Problem description:
Starting with the first line below, extract each line through the one that contains "(start) -- (root);", inclusive, excluding pictures.

Material provided:
════════
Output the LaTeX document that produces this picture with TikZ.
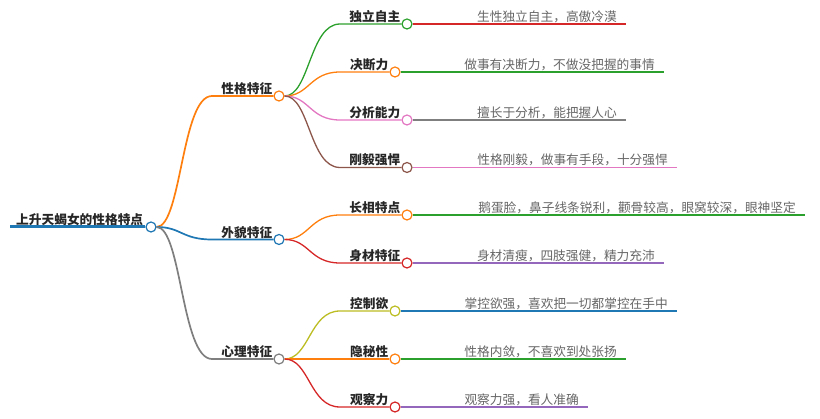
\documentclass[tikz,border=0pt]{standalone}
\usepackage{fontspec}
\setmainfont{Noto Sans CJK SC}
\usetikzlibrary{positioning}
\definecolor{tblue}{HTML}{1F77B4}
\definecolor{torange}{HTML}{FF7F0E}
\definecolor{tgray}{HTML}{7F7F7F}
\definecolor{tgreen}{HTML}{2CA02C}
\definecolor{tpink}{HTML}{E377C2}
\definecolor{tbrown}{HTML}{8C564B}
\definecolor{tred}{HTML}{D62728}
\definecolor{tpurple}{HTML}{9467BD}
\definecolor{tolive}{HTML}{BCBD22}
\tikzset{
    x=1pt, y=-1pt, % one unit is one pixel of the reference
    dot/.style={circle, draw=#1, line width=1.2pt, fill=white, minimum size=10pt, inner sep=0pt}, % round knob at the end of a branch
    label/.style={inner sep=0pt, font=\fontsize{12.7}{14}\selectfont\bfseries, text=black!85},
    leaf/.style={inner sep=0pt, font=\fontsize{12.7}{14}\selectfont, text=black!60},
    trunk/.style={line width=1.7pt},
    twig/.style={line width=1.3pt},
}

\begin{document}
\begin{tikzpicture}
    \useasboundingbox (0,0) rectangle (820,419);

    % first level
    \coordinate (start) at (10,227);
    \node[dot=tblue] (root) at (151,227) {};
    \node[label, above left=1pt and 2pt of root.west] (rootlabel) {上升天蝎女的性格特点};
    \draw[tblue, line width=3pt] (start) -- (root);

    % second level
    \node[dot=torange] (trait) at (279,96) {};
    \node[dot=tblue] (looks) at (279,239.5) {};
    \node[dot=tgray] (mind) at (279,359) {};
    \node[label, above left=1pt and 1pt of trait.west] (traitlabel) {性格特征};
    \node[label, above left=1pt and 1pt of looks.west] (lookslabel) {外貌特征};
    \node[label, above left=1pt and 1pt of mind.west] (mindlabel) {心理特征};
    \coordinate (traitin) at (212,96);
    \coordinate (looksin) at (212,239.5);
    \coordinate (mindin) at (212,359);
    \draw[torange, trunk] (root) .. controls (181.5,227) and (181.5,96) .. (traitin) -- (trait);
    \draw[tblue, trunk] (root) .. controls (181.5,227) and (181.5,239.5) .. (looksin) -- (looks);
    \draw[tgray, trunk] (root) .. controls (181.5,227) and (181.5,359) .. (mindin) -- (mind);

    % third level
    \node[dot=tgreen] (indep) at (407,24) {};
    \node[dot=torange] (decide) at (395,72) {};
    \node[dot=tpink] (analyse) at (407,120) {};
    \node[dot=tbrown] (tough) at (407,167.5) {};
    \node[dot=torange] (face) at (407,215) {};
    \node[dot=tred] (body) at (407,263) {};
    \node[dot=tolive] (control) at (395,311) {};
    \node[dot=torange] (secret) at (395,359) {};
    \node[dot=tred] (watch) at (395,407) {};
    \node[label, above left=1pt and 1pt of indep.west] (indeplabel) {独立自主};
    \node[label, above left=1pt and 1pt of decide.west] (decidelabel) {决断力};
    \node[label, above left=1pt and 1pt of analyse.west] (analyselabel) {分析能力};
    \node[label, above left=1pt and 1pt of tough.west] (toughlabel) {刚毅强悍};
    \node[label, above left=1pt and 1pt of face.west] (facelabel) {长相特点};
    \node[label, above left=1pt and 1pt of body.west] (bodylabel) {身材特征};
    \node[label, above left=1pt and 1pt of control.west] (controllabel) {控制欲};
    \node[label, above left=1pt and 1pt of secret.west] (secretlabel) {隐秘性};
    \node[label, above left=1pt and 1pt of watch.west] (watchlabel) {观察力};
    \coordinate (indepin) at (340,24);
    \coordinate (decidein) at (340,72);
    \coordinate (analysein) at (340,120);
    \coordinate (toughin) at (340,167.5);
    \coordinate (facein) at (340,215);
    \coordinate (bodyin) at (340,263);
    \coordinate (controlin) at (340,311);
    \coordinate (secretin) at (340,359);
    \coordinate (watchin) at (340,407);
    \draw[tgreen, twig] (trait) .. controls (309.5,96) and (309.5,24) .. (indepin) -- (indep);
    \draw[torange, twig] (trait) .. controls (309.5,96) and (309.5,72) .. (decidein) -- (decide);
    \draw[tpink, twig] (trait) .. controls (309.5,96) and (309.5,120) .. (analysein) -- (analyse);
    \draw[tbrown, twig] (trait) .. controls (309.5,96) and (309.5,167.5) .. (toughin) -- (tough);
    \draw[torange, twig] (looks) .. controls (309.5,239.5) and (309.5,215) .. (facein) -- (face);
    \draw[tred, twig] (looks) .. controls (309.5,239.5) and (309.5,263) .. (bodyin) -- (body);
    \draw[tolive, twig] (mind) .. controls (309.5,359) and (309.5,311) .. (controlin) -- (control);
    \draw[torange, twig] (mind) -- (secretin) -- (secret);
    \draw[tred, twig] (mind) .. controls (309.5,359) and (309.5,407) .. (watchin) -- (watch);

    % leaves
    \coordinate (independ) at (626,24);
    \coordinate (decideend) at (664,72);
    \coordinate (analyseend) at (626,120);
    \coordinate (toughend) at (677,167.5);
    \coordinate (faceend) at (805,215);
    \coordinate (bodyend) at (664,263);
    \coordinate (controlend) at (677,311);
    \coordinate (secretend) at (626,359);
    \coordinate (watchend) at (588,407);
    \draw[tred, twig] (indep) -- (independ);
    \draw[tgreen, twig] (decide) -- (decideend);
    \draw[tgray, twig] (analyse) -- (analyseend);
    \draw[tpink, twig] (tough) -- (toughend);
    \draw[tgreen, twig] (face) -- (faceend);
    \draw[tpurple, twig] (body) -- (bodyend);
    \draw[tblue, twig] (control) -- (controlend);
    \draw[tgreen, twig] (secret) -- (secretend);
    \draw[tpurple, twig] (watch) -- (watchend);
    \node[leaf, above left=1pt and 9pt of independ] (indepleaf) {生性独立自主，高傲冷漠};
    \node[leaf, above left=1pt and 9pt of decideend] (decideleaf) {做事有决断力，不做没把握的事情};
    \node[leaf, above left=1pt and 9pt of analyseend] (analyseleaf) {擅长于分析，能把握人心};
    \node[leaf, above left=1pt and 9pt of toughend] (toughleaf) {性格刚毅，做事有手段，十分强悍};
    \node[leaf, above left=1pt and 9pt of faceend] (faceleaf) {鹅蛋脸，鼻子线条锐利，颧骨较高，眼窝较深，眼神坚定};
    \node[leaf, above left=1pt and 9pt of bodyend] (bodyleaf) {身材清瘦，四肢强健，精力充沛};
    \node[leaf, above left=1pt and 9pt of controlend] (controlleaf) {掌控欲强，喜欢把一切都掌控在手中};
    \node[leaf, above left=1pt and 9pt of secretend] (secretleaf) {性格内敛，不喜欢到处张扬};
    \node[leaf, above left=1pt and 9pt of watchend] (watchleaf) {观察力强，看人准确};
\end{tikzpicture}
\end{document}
════════
Exercise response:
Output the LaTeX document that produces this picture with TikZ.
\documentclass[tikz,border=0pt]{standalone}
\usepackage{fontspec}
\setmainfont{Noto Sans CJK SC}
\usetikzlibrary{positioning}
\definecolor{tblue}{HTML}{1F77B4}
\definecolor{torange}{HTML}{FF7F0E}
\definecolor{tgray}{HTML}{7F7F7F}
\definecolor{tgreen}{HTML}{2CA02C}
\definecolor{tpink}{HTML}{E377C2}
\definecolor{tbrown}{HTML}{8C564B}
\definecolor{tred}{HTML}{D62728}
\definecolor{tpurple}{HTML}{9467BD}
\definecolor{tolive}{HTML}{BCBD22}
\tikzset{
    x=1pt, y=-1pt, % one unit is one pixel of the reference
    dot/.style={circle, draw=#1, line width=1.2pt, fill=white, minimum size=10pt, inner sep=0pt}, % round knob at the end of a branch
    label/.style={inner sep=0pt, font=\fontsize{12.7}{14}\selectfont\bfseries, text=black!85},
    leaf/.style={inner sep=0pt, font=\fontsize{12.7}{14}\selectfont, text=black!60},
    trunk/.style={line width=1.7pt},
    twig/.style={line width=1.3pt},
}

\begin{document}
\begin{tikzpicture}
    \useasboundingbox (0,0) rectangle (820,419);

    % first level
    \coordinate (start) at (10,227);
    \node[dot=tblue] (root) at (151,227) {};
    \node[label, above left=1pt and 2pt of root.west] (rootlabel) {上升天蝎女的性格特点};
    \draw[tblue, line width=3pt] (start) -- (root);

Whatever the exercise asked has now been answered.